▸ **EXERCISE**: Take every line from the first down to the line with "import plotly.graph_objects as go" and set it down exactly, without the pictures.

*-*-*

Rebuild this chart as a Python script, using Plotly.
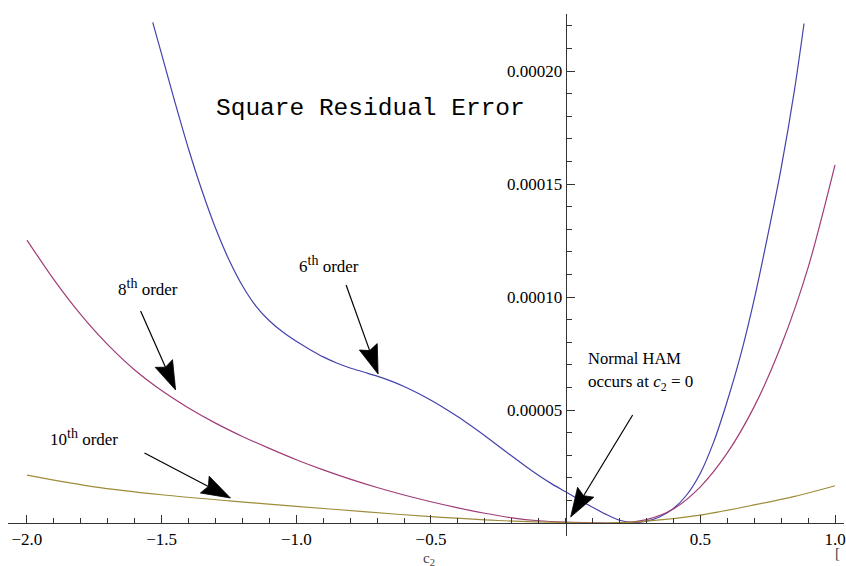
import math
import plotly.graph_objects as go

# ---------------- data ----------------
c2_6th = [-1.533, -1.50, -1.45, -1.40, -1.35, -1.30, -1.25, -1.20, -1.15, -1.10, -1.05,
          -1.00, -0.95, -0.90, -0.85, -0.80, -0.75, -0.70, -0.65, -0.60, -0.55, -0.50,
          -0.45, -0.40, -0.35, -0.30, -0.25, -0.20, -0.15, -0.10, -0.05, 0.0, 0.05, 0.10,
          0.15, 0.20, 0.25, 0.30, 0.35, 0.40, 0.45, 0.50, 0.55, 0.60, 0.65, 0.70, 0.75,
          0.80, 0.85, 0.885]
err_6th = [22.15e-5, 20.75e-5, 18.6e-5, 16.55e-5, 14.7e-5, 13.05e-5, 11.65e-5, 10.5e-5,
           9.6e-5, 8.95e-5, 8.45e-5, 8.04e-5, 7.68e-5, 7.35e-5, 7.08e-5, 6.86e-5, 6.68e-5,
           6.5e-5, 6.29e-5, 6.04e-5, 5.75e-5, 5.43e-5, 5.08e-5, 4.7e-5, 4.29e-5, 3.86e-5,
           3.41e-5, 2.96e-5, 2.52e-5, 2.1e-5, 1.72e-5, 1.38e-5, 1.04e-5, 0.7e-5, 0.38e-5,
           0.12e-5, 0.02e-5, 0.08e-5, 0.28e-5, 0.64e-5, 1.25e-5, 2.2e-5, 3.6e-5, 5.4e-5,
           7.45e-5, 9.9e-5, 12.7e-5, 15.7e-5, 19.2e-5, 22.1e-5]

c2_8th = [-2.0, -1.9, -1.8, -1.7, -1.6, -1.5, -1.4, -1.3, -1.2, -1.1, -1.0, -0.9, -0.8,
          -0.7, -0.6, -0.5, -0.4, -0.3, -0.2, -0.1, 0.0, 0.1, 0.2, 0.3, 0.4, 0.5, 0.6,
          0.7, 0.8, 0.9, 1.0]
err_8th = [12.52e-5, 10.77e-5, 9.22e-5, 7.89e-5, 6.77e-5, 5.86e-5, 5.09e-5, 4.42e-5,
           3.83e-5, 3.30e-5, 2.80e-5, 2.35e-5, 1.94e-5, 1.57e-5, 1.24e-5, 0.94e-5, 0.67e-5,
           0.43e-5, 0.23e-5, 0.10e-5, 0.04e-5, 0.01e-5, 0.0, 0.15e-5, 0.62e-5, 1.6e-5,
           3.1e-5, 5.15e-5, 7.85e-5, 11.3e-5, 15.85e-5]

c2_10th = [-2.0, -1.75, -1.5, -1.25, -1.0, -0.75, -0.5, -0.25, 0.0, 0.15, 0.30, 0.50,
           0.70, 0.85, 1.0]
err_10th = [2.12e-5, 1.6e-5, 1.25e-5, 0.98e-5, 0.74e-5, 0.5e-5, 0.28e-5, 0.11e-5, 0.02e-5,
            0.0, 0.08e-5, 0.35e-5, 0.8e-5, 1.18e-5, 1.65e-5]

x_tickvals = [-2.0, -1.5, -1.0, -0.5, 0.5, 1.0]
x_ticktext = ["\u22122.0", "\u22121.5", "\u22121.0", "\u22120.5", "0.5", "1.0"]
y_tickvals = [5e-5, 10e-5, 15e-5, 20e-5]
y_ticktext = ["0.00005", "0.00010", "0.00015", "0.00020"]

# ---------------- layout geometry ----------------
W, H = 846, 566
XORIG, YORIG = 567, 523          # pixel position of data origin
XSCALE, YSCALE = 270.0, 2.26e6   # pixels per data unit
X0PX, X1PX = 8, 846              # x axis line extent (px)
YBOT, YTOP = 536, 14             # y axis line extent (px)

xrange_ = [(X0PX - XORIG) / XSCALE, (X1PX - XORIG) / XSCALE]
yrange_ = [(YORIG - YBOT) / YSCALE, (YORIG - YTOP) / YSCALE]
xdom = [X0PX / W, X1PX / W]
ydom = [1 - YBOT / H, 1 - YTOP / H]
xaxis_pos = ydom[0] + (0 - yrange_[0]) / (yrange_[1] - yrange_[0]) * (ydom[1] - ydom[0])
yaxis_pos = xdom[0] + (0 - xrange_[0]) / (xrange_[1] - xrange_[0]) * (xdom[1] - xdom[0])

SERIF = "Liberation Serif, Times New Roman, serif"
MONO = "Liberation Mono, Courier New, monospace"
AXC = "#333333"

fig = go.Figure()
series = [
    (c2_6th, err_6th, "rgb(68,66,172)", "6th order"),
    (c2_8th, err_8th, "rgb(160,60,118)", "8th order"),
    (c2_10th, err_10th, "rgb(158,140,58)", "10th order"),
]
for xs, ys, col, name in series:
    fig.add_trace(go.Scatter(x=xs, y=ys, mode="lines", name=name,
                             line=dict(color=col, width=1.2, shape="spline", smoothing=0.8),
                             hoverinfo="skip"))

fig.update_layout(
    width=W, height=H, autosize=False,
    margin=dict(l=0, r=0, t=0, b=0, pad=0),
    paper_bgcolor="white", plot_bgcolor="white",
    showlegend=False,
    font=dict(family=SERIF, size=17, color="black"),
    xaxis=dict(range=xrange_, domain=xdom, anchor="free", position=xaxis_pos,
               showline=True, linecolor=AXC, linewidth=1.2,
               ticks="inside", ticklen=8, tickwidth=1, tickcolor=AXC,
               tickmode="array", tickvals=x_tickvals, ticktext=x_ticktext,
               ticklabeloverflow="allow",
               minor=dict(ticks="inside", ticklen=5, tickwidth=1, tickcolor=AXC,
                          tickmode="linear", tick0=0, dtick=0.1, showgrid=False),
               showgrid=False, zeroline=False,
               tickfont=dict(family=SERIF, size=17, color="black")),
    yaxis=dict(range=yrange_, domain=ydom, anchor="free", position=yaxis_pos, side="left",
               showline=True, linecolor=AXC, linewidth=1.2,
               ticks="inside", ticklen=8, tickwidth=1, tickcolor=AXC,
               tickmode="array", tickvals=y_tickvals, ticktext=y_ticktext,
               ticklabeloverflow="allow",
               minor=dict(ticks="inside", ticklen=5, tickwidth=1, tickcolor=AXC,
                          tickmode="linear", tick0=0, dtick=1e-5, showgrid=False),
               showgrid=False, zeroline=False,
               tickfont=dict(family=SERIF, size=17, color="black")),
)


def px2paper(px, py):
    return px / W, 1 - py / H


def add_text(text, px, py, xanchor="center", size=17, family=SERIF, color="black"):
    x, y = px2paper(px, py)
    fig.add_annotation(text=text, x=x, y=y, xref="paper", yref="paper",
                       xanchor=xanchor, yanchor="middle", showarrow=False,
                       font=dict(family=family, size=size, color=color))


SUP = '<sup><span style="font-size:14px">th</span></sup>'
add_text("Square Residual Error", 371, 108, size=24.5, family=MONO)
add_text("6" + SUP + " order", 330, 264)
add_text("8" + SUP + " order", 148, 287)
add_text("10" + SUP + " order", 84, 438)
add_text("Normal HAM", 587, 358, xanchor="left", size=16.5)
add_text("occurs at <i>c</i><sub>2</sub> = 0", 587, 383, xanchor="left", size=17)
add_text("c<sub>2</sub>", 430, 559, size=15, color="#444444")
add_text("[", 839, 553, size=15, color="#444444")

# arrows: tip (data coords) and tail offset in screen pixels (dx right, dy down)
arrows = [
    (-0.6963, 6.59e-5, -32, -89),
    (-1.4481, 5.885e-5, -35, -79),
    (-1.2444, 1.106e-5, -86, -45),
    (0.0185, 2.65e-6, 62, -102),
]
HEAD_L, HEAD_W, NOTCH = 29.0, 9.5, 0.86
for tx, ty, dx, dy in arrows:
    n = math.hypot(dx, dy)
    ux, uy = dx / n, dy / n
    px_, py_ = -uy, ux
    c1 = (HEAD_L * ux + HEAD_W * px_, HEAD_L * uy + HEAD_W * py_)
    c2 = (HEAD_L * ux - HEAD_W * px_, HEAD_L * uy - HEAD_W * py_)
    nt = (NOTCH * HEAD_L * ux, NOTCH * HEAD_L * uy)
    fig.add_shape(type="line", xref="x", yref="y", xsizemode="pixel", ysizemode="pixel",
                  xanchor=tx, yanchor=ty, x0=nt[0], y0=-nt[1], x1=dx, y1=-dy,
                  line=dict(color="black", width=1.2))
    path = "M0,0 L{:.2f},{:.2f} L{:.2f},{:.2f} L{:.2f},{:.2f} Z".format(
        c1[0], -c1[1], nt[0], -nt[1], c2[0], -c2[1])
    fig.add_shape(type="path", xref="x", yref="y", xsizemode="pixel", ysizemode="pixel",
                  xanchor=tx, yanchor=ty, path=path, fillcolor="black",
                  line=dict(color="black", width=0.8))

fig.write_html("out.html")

*-*-*

▸ **TASK RESULT**:
Rebuild this chart as a Python script, using Plotly.
import math
import plotly.graph_objects as go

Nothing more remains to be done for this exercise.